Similarly, there have been several solutions being offered by Provenance, Microsoft, Deloitte etc. Prominent companies such as UPS, FedEx, Maersk, and British Airways have all run trials on blockchain integration. Walmart China teamed up with VeChain, to build a blockchain traceability platform that is expected to track and account for 40 percent of total vegetables sales and 12.5 percent of seafood sales.

Several Crypto projects such as ShipChain, Origin trail, Ambrosus, Eximchain etc., have all dedicated themselves to integrate blockchain into this space with a bunch of them being in a post-ICO stage.

It is important to note that most if not all supply chain applications of this nature use a permissioned ledger (like fabric) or a dedicated enterprise blockchain (like VeChain) to achieve higher throughput and privacy compared to that of the public chains like Ethereum or Tezos. However, with the advent of state-channels and zero-knowledge proofs, and sharding on its way, this trend might reverse if companies have the same security and privacy guarantees on a public blockchain.

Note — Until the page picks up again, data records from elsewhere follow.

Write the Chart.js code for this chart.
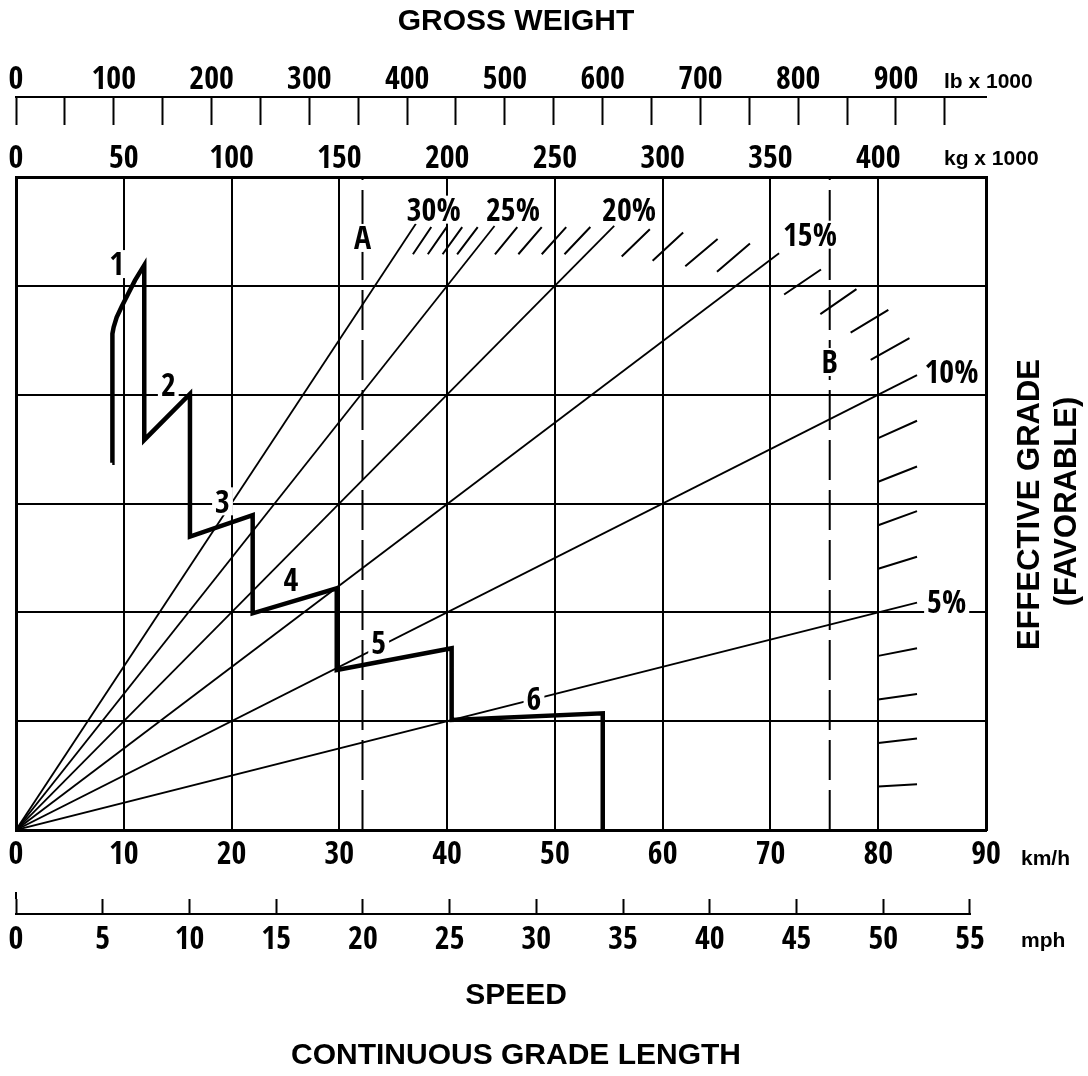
<!DOCTYPE html>
<html>
<head>
<meta charset="utf-8">
<title>Retarder performance</title>
<script src="https://cdn.jsdelivr.net/npm/chart.js@4.4.1/dist/chart.umd.min.js"></script>
<style>
  html, body { margin: 0; padding: 0; background: #fff; }
  #wrap { width: 1088px; height: 1076px; }
</style>
</head>
<body>
<div id="wrap"><canvas id="chart" width="1088" height="1076"></canvas></div>
<script>
// Axis ticks
const speedKmh = [0, 10, 20, 30, 40, 50, 60, 70, 80, 90];
const speedMph = [0, 5, 10, 15, 20, 25, 30, 35, 40, 45, 50, 55];
const weightKg = [0, 50, 100, 150, 200, 250, 300, 350, 400];
const weightLb = [0, 50, 100, 150, 200, 250, 300, 350, 400, 450, 500, 550, 600, 650, 700, 750, 800, 850, 900, 950];
const weightLbLabels = [0, 100, 200, 300, 400, 500, 600, 700, 800, 900];
const gradeRows = [0, 1, 2, 3, 4, 5, 6];

// unit conversions between the stacked axes
const KG_PER_KMH = 5;
const LB_PER_KG = 2.20462;
const KMH_PER_MPH = 1.609344;

// Effective grade lines (start at origin)
const gradeNames = ['30%', '25%', '20%', '15%', '10%', '5%'];
const gradeEndKmh = [37.1, 44.4, 55.5, 70.8, 83.6, 83.6];
const gradeEndValue = [5.57, 5.55, 5.55, 5.30, 4.18, 2.09];
const gradeLabelKmh = [38.76, 46.11, 56.88, 73.67, 86.8, 86.35];
const gradeLabelValue = [5.70, 5.70, 5.70, 5.47, 4.21, 2.10];

// Retarder curve, gears 1-6
const retarderKmh = [8.93, 8.93, 8.96, 9.06, 9.34, 9.81, 10.42, 11.04, 11.90, 11.90, 16.14, 16.14, 21.96, 21.96, 29.76, 29.76, 40.42, 40.42, 54.44, 54.44];
const retarderValue = [3.375, 4.50, 4.56, 4.62, 4.71, 4.81, 4.93, 5.05, 5.19, 3.584, 4.006, 2.695, 2.894, 1.991, 2.221, 1.470, 1.670, 1.011, 1.072, 0];
const gearNames = ['1', '2', '3', '4', '5', '6'];
const gearLabelKmh = [9.34, 14.13, 19.16, 25.5, 33.65, 48.06];
const gearLabelValue = [5.20, 4.09, 3.02, 2.30, 1.72, 1.21];

// Hatch marks (limit zone)
const hatchKmhFrom = [36.83, 38.21, 39.58, 40.93, 44.44, 46.61, 48.78, 50.89, 56.20, 59.07, 62.10, 65.04, 71.27, 74.63, 77.44, 79.30, 80.0, 80.0, 80.0, 80.0, 80.0, 80.0, 80.0, 80.0];
const hatchValFrom = [5.29, 5.29, 5.29, 5.29, 5.29, 5.29, 5.29, 5.29, 5.27, 5.23, 5.18, 5.13, 4.92, 4.74, 4.57, 4.32, 3.60, 3.20, 2.80, 2.40, 1.60, 1.20, 0.80, 0.40];
const hatchKmhTo = [38.53, 39.96, 41.40, 42.84, 46.51, 48.78, 51.05, 53.29, 58.81, 61.90, 65.10, 68.10, 74.69, 77.98, 80.94, 82.90, 83.6, 83.6, 83.6, 83.6, 83.6, 83.6, 83.6, 83.6];
const hatchValTo = [5.54, 5.54, 5.54, 5.54, 5.54, 5.54, 5.54, 5.54, 5.52, 5.49, 5.43, 5.39, 5.15, 4.97, 4.78, 4.52, 3.76, 3.34, 2.93, 2.51, 1.67, 1.25, 0.84, 0.42];

// Reference weights A and B
const refNames = ['A', 'B'];
const refKmh = [32.15, 75.5];
const refLabelValue = [5.44, 4.30];

const NARROW = "'Open Sans Condensed', 'Roboto Condensed', 'DejaVu Sans Condensed', sans-serif";
const SANS = "'Liberation Sans', Arial, Helvetica, sans-serif";
const tickFont = { family: NARROW, size: 32, weight: '800' };

const setTicks = arr => scale => { scale.ticks = arr.map(v => ({ value: v })); };

// datasets
const datasets = [];
gradeNames.forEach((name, i) => {
  datasets.push({
    label: name,
    data: [{ x: 0, y: 0 }, { x: gradeEndKmh[i], y: gradeEndValue[i] }],
    borderWidth: 1.8
  });
});

const hatchPoints = [];
hatchKmhFrom.forEach((x, i) => {
  hatchPoints.push({ x, y: hatchValFrom[i] });
  hatchPoints.push({ x: hatchKmhTo[i], y: hatchValTo[i] });
  hatchPoints.push({ x: hatchKmhTo[i], y: null });
});
datasets.push({ label: 'hatch', data: hatchPoints, borderWidth: 2, spanGaps: false });

refNames.forEach((name, i) => {
  datasets.push({
    label: name,
    data: [{ x: refKmh[i], y: 0 }, { x: refKmh[i], y: 6 }],
    borderWidth: 2,
    borderDash: [40, 10]
  });
});

datasets.push({
  label: 'retarder',
  data: retarderKmh.map((x, i) => ({ x, y: retarderValue[i] })),
  borderWidth: 4.5,
  borderJoinStyle: 'miter'
});

// extra drawing: note labels, titles, unit texts, outer axis lines
const extras = {
  id: 'extras',
  afterDatasetsDraw(chart) {
    const { ctx, scales } = chart;
    const notes = [];
    gearNames.forEach((t, i) => notes.push([t, gearLabelKmh[i], gearLabelValue[i]]));
    gradeNames.forEach((t, i) => notes.push([t, gradeLabelKmh[i], gradeLabelValue[i]]));
    refNames.forEach((t, i) => notes.push([t, refKmh[i], refLabelValue[i]]));

    ctx.save();
    ctx.font = `800 32px ${NARROW}`;
    ctx.textAlign = 'center';
    ctx.textBaseline = 'middle';
    notes.forEach(([t, sx, sy]) => {
      const px = scales.x.getPixelForValue(sx);
      const py = scales.y.getPixelForValue(sy);
      const w = ctx.measureText(t).width;
      ctx.fillStyle = '#fff';
      ctx.fillRect(px - w / 2 - 3, py - 14, w + 6, 28);
      ctx.fillStyle = '#000';
      ctx.fillText(t, px, py + 3);
    });
    ctx.restore();
  },
  afterDraw(chart) {
    const { ctx, chartArea, scales } = chart;
    const midX = (chartArea.left + chartArea.right) / 2 + 15;
    ctx.save();
    ctx.fillStyle = '#000';
    ctx.strokeStyle = '#000';

    // lb axis line (ticks hang below it)
    const lb = scales.lb;
    const lbLineY = lb.bottom - lb.options.grid.tickLength;
    ctx.lineWidth = 2;
    ctx.beginPath();
    ctx.moveTo(chartArea.left - 1, lbLineY);
    ctx.lineTo(chartArea.right + 1, lbLineY);
    ctx.stroke();

    // mph axis line (ticks stand on it)
    const mph = scales.mph;
    const mphLineY = mph.top + mph.options.grid.tickLength;
    ctx.beginPath();
    ctx.moveTo(chartArea.left - 1, mphLineY);
    ctx.lineTo(mph.getPixelForValue(speedMph[speedMph.length - 1]) + 1, mphLineY);
    ctx.moveTo(mph.getPixelForValue(0), mph.top - 7);
    ctx.lineTo(mph.getPixelForValue(0), mph.top);
    ctx.stroke();

    // titles
    ctx.textAlign = 'center';
    ctx.textBaseline = 'middle';
    ctx.font = `bold 30px ${SANS}`;
    ctx.fillText('GROSS WEIGHT', midX, 22);
    ctx.fillText('SPEED', midX, 996);
    ctx.fillText('CONTINUOUS GRADE LENGTH', midX, 1056);

    // rotated right title
    ctx.font = `bold 31px ${SANS}`;
    const cy = (chartArea.top + chartArea.bottom) / 2;
    ctx.save();
    ctx.translate(1030, cy + 1);
    ctx.rotate(-Math.PI / 2);
    ctx.fillText('EFFECTIVE GRADE', 0, 0);
    ctx.restore();
    ctx.save();
    ctx.translate(1067, cy - 2);
    ctx.rotate(-Math.PI / 2);
    ctx.fillText('(FAVORABLE)', 0, 0);
    ctx.restore();

    // units
    ctx.font = `bold 21px ${SANS}`;
    ctx.textAlign = 'left';
    ctx.textBaseline = 'alphabetic';
    const ux = chartArea.right - 42;
    ctx.fillText('lb x 1000', ux, 88);
    ctx.fillText('kg x 1000', ux, 165);
    ctx.fillText('km/h', chartArea.right + 35, 865);
    ctx.fillText('mph', chartArea.right + 35, 947);
    ctx.restore();
  }
};

const black = '#000';

new Chart(document.getElementById('chart'), {
  type: 'line',
  data: { datasets },
  options: {
    responsive: false,
    animation: false,
    devicePixelRatio: 1,
    layout: { padding: { top: 59, right: 102, bottom: 114, left: 16 } },
    plugins: {
      legend: { display: false },
      tooltip: { enabled: false },
      title: { display: false }
    },
    elements: {
      point: { radius: 0, hoverRadius: 0 },
      line: { borderColor: black, tension: 0, fill: false, borderCapStyle: 'butt' }
    },
    scales: {
      x: {
        type: 'linear', position: 'bottom', min: 0, max: 90,
        afterBuildTicks: setTicks(speedKmh),
        afterFit: s => { s.height = 69; },
        ticks: { font: tickFont, color: black, padding: 6, autoSkip: false, maxRotation: 0 },
        grid: { color: black, lineWidth: 2, drawTicks: false },
        border: { display: true, color: black, width: 3 }
      },
      mph: {
        type: 'linear', position: 'bottom', weight: 1, min: 0, max: 90 / KMH_PER_MPH,
        afterBuildTicks: setTicks(speedMph),
        afterFit: s => { s.height = 63; },
        ticks: { font: tickFont, color: black, padding: 7, autoSkip: false, maxRotation: 0 },
        grid: { display: true, drawOnChartArea: false, drawTicks: true, tickLength: 15, tickColor: black, tickWidth: 2 },
        border: { display: false }
      },
      kg: {
        type: 'linear', position: 'top', weight: 0, min: 0, max: 90 * KG_PER_KMH,
        afterBuildTicks: setTicks(weightKg),
        afterFit: s => { s.height = 52; },
        ticks: { font: tickFont, color: black, padding: -2, autoSkip: false, maxRotation: 0 },
        grid: { display: false, drawTicks: false },
        border: { display: true, color: black, width: 3 }
      },
      lb: {
        type: 'linear', position: 'top', weight: 1, min: 0, max: 90 * KG_PER_KMH * LB_PER_KG,
        afterBuildTicks: setTicks(weightLb),
        afterFit: s => { s.height = 66; },
        ticks: {
          font: tickFont, color: black, padding: -3, autoSkip: false, maxRotation: 0,
          callback: v => (weightLbLabels.includes(v) ? String(v) : '')
        },
        grid: { display: true, drawOnChartArea: false, drawTicks: true, tickLength: 28, tickColor: black, tickWidth: 2 },
        border: { display: false }
      },
      y: {
        type: 'linear', position: 'left', min: 0, max: 6,
        afterBuildTicks: setTicks(gradeRows),
        afterFit: s => { s.width = 0; },
        ticks: { display: false },
        grid: { color: black, lineWidth: 2, drawTicks: false },
        border: { display: true, color: black, width: 3 }
      },
      yRight: {
        type: 'linear', position: 'right', min: 0, max: 6,
        afterFit: s => { s.width = 0; },
        ticks: { display: false },
        grid: { display: false, drawTicks: false },
        border: { display: true, color: black, width: 3 }
      }
    }
  },
  plugins: [extras]
});
</script>
</body>
</html>
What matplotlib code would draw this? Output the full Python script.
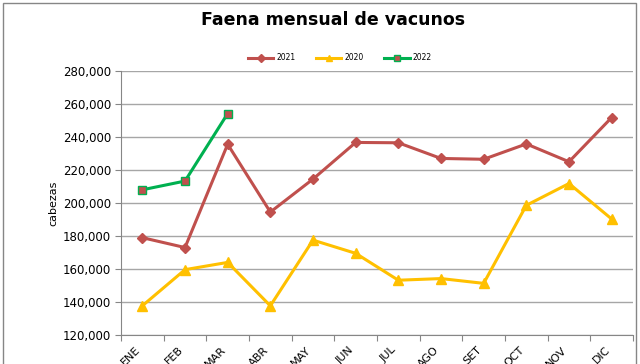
import matplotlib
matplotlib.use("Agg")
import matplotlib.pyplot as plt
from matplotlib.patches import Rectangle
from matplotlib.ticker import FuncFormatter

# Data
months = ['ENE', 'FEB', 'MAR', 'ABR', 'MAY', 'JUN', 'JUL', 'AGO', 'SET', 'OCT', 'NOV', 'DIC']
faena_2021 = [179000, 173000, 235600, 194500, 214500, 236700, 236500, 227000, 226500, 235800, 225000, 251800]
faena_2020 = [137700, 159600, 164000, 137700, 177500, 169500, 153200, 154200, 151300, 198600, 211800, 190300]
faena_2022 = [208000, 213300, 254200]

red = '#C0504D'
gold = '#FFC000'
green = '#00B050'
grid_gray = '#A6A6A6'

fig = plt.figure(figsize=(6.4, 3.64), dpi=100)
ax = fig.add_axes([121 / 640, 1 - 335 / 364, 512 / 640, 264 / 364])

x = list(range(len(months)))
ax.plot(x, faena_2021, color=red, linewidth=2.2, marker='D', markersize=5.5,
        markerfacecolor=red, markeredgecolor=red, label='2021', zorder=3)
ax.plot(x, faena_2020, color=gold, linewidth=2.2, marker='^', markersize=7,
        markerfacecolor=gold, markeredgecolor=gold, label='2020', zorder=3)
ax.plot(x[:len(faena_2022)], faena_2022, color=green, linewidth=2.2, marker='s', markersize=6,
        markerfacecolor=red, markeredgecolor=green, markeredgewidth=1, label='2022', zorder=4)

ax.set_xlim(-0.5, 11.5)
ax.set_ylim(120000, 280000)
ax.set_yticks(range(120000, 280001, 20000))
ax.yaxis.set_major_formatter(FuncFormatter(lambda v, p: f'{int(v):,}'))
ax.grid(axis='y', color=grid_gray, linewidth=1)
ax.set_axisbelow(True)

# category ticks between months, labels centred on months
ax.set_xticks([i + 0.5 for i in range(-1, 12)], minor=False)
ax.set_xticklabels([])
ax.set_xticks(x, minor=True)
ax.set_xticklabels(months, minor=True, rotation=45, ha='right', fontsize=8)
ax.tick_params(axis='x', which='minor', length=0, pad=7)
ax.tick_params(axis='x', which='major', length=4, color='#868686', direction='out')
ax.tick_params(axis='y', length=4, color='#868686', labelsize=8.5, pad=3)

for side in ['top', 'right']:
    ax.spines[side].set_visible(False)
for side in ['left', 'bottom']:
    ax.spines[side].set_color('#868686')

ax.set_ylabel('cabezas', fontsize=8, labelpad=3)

fig.suptitle('Faena mensual de vacunos', x=0.52, y=0.97, fontsize=12.5, fontweight='bold')
fig.legend(loc='center', bbox_to_anchor=(340 / 640, 1 - 58 / 364), ncol=3, frameon=False,
           fontsize=5.5, handlelength=3.3, handletextpad=0.4, columnspacing=2.7,
           markerscale=0.7)

# outer chart frame
fig.patches.append(Rectangle((0.004, -0.05), 0.99, 1.043, transform=fig.transFigure,
                             fill=False, edgecolor='#868686', linewidth=1))

fig.savefig('out.png', dpi=100)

Supply chain management is an industry that is rapidly moving towards digitalization and could immensely benefit from Blockchain technology. Blockchain could do for supply chain what the Internet did for commerce. However, there could be several barriers to entry and friction too. Current supply chain practices and infrastructure have been in place for decades and this could lead to several integration challenges. But given that several well-established companies such as IBM, Microsoft etc. have been making efforts to bring supply chain related blockchain enterprise solutions should help ease the friction. The tremendous accelerated rise of automation and IoT over the last decade put blockchain as a high-value tool in the future world of automated manufacturing and logistics.